- RECORDS PROVIDED -
▬▬▬

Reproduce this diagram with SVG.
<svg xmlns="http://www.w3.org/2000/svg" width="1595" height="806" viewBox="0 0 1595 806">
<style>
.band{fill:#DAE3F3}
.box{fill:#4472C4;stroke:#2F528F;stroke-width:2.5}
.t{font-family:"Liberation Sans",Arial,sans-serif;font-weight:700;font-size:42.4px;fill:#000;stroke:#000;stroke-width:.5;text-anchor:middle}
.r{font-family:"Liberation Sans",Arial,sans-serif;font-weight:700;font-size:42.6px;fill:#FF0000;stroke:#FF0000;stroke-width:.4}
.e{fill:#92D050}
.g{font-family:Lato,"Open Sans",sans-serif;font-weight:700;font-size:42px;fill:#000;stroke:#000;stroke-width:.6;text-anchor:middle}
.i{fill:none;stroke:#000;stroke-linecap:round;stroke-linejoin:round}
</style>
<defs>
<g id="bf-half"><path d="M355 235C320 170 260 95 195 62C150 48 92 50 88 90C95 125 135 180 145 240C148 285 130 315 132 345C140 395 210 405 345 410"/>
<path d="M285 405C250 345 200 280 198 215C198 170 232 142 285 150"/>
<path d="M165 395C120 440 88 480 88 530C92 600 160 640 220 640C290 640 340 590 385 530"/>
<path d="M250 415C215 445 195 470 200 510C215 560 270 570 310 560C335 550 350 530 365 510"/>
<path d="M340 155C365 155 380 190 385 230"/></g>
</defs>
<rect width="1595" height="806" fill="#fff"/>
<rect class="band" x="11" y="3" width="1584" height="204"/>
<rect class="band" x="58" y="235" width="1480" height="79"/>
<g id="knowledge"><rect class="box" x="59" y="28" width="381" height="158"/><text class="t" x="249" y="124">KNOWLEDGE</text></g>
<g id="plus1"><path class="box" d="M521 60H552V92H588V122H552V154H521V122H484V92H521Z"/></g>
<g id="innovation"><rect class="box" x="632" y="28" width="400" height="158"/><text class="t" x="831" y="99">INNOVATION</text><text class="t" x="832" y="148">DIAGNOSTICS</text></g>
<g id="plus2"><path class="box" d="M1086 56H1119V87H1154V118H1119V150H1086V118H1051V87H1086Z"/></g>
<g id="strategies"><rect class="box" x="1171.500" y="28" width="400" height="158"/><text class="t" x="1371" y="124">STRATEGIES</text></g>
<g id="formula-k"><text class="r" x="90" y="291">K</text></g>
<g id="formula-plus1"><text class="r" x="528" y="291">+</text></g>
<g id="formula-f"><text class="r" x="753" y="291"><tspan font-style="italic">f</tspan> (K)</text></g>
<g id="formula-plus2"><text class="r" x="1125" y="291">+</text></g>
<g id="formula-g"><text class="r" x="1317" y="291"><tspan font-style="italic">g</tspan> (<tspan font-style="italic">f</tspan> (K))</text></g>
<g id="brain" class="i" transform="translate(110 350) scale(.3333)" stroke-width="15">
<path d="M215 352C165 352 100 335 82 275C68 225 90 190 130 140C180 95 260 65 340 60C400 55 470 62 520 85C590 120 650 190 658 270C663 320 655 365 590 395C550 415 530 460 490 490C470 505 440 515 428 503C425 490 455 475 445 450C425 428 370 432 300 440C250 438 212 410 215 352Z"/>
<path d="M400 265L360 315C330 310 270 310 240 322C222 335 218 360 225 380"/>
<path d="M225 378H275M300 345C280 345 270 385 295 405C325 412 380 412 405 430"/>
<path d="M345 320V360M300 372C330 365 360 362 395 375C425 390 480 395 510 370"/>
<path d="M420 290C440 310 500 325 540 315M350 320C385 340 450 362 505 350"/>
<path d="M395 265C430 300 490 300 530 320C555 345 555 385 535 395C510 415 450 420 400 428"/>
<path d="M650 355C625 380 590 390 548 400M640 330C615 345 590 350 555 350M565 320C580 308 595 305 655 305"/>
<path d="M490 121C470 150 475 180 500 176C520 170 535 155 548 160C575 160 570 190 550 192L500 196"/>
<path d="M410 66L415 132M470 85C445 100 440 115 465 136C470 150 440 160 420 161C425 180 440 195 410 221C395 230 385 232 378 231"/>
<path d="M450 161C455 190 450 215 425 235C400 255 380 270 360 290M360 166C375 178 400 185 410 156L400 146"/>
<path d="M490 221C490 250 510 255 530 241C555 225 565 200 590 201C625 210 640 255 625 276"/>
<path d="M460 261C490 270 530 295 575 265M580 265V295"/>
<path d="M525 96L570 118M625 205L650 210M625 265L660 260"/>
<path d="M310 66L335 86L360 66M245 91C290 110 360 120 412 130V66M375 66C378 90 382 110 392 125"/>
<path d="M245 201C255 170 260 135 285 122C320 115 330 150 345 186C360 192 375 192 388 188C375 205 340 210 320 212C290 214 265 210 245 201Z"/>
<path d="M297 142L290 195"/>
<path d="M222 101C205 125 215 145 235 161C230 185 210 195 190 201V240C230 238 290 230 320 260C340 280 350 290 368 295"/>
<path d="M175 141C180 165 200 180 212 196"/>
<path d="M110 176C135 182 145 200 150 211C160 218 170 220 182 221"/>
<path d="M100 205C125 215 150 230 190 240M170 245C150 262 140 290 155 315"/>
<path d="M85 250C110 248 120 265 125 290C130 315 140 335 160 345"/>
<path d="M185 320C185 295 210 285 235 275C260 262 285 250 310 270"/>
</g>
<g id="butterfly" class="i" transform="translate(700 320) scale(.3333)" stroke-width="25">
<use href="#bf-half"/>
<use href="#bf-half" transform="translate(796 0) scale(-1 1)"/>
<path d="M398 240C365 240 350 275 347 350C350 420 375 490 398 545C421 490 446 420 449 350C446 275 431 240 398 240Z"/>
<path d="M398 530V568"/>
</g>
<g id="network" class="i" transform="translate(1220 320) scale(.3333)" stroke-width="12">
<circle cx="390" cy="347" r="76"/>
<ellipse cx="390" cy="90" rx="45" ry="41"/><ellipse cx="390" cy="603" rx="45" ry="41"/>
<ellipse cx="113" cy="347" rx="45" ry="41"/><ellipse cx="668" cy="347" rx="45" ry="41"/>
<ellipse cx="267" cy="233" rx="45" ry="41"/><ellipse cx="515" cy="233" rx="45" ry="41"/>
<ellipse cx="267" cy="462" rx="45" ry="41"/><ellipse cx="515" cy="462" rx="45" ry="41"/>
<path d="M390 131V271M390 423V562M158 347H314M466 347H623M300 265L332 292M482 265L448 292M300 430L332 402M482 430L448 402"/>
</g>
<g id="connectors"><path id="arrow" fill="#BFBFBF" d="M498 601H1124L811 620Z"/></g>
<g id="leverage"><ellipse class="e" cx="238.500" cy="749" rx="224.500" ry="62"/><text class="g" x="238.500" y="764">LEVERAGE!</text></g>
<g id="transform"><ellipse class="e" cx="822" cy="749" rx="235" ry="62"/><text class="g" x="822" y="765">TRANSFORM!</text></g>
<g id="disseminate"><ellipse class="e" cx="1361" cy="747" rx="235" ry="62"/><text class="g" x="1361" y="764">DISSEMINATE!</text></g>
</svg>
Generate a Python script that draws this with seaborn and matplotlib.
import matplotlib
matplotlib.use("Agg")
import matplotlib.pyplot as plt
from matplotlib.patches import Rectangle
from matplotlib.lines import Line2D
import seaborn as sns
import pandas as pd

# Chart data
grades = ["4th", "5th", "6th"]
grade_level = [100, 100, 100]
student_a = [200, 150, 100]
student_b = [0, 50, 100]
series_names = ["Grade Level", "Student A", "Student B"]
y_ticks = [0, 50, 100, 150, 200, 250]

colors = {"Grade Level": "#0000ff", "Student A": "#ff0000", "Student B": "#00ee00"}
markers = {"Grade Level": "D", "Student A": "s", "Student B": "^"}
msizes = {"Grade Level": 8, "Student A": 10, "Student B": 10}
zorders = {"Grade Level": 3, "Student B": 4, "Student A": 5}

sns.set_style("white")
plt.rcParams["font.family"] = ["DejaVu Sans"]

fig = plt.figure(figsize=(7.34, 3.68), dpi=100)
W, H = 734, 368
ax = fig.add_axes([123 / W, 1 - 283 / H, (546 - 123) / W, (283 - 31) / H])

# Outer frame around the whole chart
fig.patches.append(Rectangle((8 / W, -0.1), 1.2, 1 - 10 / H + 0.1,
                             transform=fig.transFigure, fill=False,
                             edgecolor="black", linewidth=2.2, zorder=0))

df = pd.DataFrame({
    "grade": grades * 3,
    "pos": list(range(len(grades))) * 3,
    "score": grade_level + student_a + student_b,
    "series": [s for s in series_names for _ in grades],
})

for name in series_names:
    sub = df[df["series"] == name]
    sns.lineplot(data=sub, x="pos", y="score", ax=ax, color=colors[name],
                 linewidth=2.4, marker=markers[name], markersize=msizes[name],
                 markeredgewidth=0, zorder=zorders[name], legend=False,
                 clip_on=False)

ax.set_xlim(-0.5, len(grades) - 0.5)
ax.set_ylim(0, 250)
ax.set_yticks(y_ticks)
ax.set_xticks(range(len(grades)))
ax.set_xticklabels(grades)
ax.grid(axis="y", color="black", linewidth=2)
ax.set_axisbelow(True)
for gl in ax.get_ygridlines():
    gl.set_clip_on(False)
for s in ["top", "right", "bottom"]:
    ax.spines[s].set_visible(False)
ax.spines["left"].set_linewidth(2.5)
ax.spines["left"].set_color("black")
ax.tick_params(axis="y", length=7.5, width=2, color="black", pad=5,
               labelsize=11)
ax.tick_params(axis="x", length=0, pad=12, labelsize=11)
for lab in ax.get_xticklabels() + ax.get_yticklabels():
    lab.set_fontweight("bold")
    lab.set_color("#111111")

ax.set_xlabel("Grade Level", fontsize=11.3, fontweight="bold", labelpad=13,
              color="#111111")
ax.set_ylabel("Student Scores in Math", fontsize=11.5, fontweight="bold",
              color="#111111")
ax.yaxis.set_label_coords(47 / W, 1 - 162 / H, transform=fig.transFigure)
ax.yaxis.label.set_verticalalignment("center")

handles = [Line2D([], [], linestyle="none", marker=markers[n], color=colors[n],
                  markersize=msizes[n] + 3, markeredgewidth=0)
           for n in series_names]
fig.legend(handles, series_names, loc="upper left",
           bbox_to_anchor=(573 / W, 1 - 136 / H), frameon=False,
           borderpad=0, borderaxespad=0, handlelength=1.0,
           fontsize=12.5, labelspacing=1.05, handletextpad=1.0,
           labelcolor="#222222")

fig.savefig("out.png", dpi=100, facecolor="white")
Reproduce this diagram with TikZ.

▬▬▬

- WHAT IS EXPECTED -
Collect the complete line wherever the string "with" appears in the records.

- RESULT FOR THIS TASK -
Reproduce this diagram with SVG.
Generate a Python script that draws this with seaborn and matplotlib.
Reproduce this diagram with TikZ.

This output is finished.